SHORT TASK> Reproduce the listing exactly, with no pictures in your copy.

DATA EXCERPT>
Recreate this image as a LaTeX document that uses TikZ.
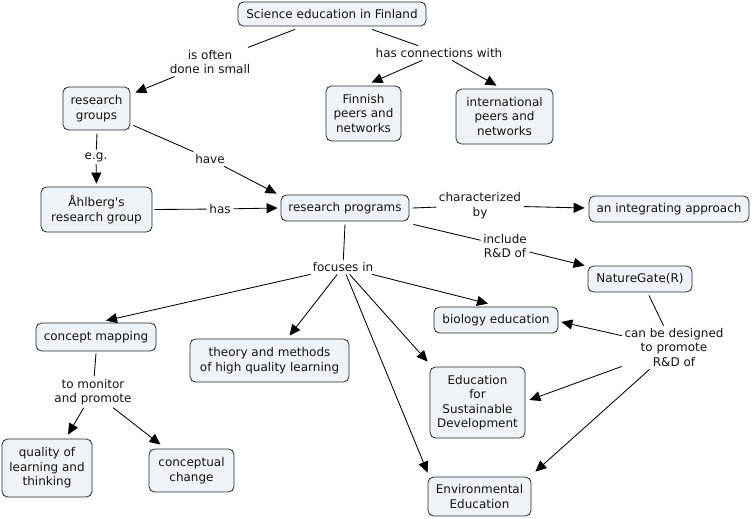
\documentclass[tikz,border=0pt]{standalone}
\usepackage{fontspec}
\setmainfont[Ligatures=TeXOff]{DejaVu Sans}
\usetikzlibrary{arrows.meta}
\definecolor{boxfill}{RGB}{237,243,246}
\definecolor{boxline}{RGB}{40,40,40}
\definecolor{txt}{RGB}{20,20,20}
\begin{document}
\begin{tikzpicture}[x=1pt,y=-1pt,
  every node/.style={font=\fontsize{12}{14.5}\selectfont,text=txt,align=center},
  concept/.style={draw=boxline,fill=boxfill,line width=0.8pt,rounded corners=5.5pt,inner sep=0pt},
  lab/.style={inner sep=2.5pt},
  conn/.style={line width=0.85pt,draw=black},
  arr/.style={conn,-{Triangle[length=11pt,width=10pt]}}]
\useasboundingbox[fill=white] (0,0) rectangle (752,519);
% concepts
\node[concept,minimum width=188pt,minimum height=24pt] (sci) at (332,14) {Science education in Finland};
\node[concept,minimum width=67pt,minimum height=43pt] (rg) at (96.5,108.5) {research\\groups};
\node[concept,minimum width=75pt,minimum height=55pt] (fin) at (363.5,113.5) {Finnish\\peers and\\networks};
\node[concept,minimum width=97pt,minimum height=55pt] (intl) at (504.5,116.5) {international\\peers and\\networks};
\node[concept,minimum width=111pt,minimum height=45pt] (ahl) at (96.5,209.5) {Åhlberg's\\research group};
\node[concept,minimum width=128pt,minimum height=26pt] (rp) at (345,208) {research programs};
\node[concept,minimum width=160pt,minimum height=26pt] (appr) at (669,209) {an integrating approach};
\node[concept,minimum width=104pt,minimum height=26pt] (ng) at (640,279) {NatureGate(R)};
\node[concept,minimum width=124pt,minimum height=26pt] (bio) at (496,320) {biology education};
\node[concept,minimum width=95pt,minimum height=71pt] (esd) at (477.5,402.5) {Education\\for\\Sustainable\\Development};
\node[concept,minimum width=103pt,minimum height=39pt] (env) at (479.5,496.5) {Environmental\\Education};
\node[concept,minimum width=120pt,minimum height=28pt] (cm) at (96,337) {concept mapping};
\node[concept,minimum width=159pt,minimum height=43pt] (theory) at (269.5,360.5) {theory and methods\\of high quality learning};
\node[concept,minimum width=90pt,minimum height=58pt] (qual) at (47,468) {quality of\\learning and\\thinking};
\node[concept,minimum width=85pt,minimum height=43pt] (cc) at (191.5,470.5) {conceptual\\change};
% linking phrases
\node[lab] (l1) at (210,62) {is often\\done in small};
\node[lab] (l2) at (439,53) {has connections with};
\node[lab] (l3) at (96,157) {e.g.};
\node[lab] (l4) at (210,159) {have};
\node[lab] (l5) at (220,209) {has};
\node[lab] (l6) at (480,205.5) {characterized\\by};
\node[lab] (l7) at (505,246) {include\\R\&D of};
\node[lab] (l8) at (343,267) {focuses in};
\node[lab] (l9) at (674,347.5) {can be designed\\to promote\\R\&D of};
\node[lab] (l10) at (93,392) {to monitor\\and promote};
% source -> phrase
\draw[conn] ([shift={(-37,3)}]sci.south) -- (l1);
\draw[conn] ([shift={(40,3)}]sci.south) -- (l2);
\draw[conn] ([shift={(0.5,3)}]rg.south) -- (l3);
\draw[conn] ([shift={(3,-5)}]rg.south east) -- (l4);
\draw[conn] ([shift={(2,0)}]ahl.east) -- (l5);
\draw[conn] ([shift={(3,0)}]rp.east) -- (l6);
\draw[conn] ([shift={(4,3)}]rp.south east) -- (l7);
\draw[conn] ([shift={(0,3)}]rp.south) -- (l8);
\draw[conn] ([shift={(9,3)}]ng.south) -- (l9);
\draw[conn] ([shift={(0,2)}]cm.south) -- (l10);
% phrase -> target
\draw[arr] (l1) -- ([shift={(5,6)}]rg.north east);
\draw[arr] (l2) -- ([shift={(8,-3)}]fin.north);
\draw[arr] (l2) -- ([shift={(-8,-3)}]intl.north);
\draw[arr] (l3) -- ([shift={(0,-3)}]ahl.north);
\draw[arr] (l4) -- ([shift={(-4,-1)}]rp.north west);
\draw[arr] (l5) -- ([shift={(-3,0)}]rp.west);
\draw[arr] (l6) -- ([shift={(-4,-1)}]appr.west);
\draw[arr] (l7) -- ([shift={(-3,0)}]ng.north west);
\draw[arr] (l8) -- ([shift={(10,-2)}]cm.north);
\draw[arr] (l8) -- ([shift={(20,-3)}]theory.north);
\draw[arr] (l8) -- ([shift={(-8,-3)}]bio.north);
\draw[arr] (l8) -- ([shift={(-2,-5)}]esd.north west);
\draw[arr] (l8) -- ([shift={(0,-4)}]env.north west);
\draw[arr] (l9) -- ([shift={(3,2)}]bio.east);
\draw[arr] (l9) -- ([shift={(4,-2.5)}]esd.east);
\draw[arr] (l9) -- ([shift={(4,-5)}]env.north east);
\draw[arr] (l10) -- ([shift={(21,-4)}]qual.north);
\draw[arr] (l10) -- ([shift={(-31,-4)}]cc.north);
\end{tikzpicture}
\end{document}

SOLVED EXERCISE>
Recreate this image as a LaTeX document that uses TikZ.
\documentclass[tikz,border=0pt]{standalone}
\usepackage{fontspec}
\setmainfont[Ligatures=TeXOff]{DejaVu Sans}
\usetikzlibrary{arrows.meta}
\definecolor{boxfill}{RGB}{237,243,246}
\definecolor{boxline}{RGB}{40,40,40}
\definecolor{txt}{RGB}{20,20,20}
\begin{document}
\begin{tikzpicture}[x=1pt,y=-1pt,
  every node/.style={font=\fontsize{12}{14.5}\selectfont,text=txt,align=center},
  concept/.style={draw=boxline,fill=boxfill,line width=0.8pt,rounded corners=5.5pt,inner sep=0pt},
  lab/.style={inner sep=2.5pt},
  conn/.style={line width=0.85pt,draw=black},
  arr/.style={conn,-{Triangle[length=11pt,width=10pt]}}]
\useasboundingbox[fill=white] (0,0) rectangle (752,519);
% concepts
\node[concept,minimum width=188pt,minimum height=24pt] (sci) at (332,14) {Science education in Finland};
\node[concept,minimum width=67pt,minimum height=43pt] (rg) at (96.5,108.5) {research\\groups};
\node[concept,minimum width=75pt,minimum height=55pt] (fin) at (363.5,113.5) {Finnish\\peers and\\networks};
\node[concept,minimum width=97pt,minimum height=55pt] (intl) at (504.5,116.5) {international\\peers and\\networks};
\node[concept,minimum width=111pt,minimum height=45pt] (ahl) at (96.5,209.5) {Åhlberg's\\research group};
\node[concept,minimum width=128pt,minimum height=26pt] (rp) at (345,208) {research programs};
\node[concept,minimum width=160pt,minimum height=26pt] (appr) at (669,209) {an integrating approach};
\node[concept,minimum width=104pt,minimum height=26pt] (ng) at (640,279) {NatureGate(R)};
\node[concept,minimum width=124pt,minimum height=26pt] (bio) at (496,320) {biology education};
\node[concept,minimum width=95pt,minimum height=71pt] (esd) at (477.5,402.5) {Education\\for\\Sustainable\\Development};
\node[concept,minimum width=103pt,minimum height=39pt] (env) at (479.5,496.5) {Environmental\\Education};
\node[concept,minimum width=120pt,minimum height=28pt] (cm) at (96,337) {concept mapping};
\node[concept,minimum width=159pt,minimum height=43pt] (theory) at (269.5,360.5) {theory and methods\\of high quality learning};
\node[concept,minimum width=90pt,minimum height=58pt] (qual) at (47,468) {quality of\\learning and\\thinking};
\node[concept,minimum width=85pt,minimum height=43pt] (cc) at (191.5,470.5) {conceptual\\change};
% linking phrases
\node[lab] (l1) at (210,62) {is often\\done in small};
\node[lab] (l2) at (439,53) {has connections with};
\node[lab] (l3) at (96,157) {e.g.};
\node[lab] (l4) at (210,159) {have};
\node[lab] (l5) at (220,209) {has};
\node[lab] (l6) at (480,205.5) {characterized\\by};
\node[lab] (l7) at (505,246) {include\\R\&D of};
\node[lab] (l8) at (343,267) {focuses in};
\node[lab] (l9) at (674,347.5) {can be designed\\to promote\\R\&D of};
\node[lab] (l10) at (93,392) {to monitor\\and promote};
% source -> phrase
\draw[conn] ([shift={(-37,3)}]sci.south) -- (l1);
\draw[conn] ([shift={(40,3)}]sci.south) -- (l2);
\draw[conn] ([shift={(0.5,3)}]rg.south) -- (l3);
\draw[conn] ([shift={(3,-5)}]rg.south east) -- (l4);
\draw[conn] ([shift={(2,0)}]ahl.east) -- (l5);
\draw[conn] ([shift={(3,0)}]rp.east) -- (l6);
\draw[conn] ([shift={(4,3)}]rp.south east) -- (l7);
\draw[conn] ([shift={(0,3)}]rp.south) -- (l8);
\draw[conn] ([shift={(9,3)}]ng.south) -- (l9);
\draw[conn] ([shift={(0,2)}]cm.south) -- (l10);
% phrase -> target
\draw[arr] (l1) -- ([shift={(5,6)}]rg.north east);
\draw[arr] (l2) -- ([shift={(8,-3)}]fin.north);
\draw[arr] (l2) -- ([shift={(-8,-3)}]intl.north);
\draw[arr] (l3) -- ([shift={(0,-3)}]ahl.north);
\draw[arr] (l4) -- ([shift={(-4,-1)}]rp.north west);
\draw[arr] (l5) -- ([shift={(-3,0)}]rp.west);
\draw[arr] (l6) -- ([shift={(-4,-1)}]appr.west);
\draw[arr] (l7) -- ([shift={(-3,0)}]ng.north west);
\draw[arr] (l8) -- ([shift={(10,-2)}]cm.north);
\draw[arr] (l8) -- ([shift={(20,-3)}]theory.north);
\draw[arr] (l8) -- ([shift={(-8,-3)}]bio.north);
\draw[arr] (l8) -- ([shift={(-2,-5)}]esd.north west);
\draw[arr] (l8) -- ([shift={(0,-4)}]env.north west);
\draw[arr] (l9) -- ([shift={(3,2)}]bio.east);
\draw[arr] (l9) -- ([shift={(4,-2.5)}]esd.east);
\draw[arr] (l9) -- ([shift={(4,-5)}]env.north east);
\draw[arr] (l10) -- ([shift={(21,-4)}]qual.north);
\draw[arr] (l10) -- ([shift={(-31,-4)}]cc.north);
\end{tikzpicture}
\end{document}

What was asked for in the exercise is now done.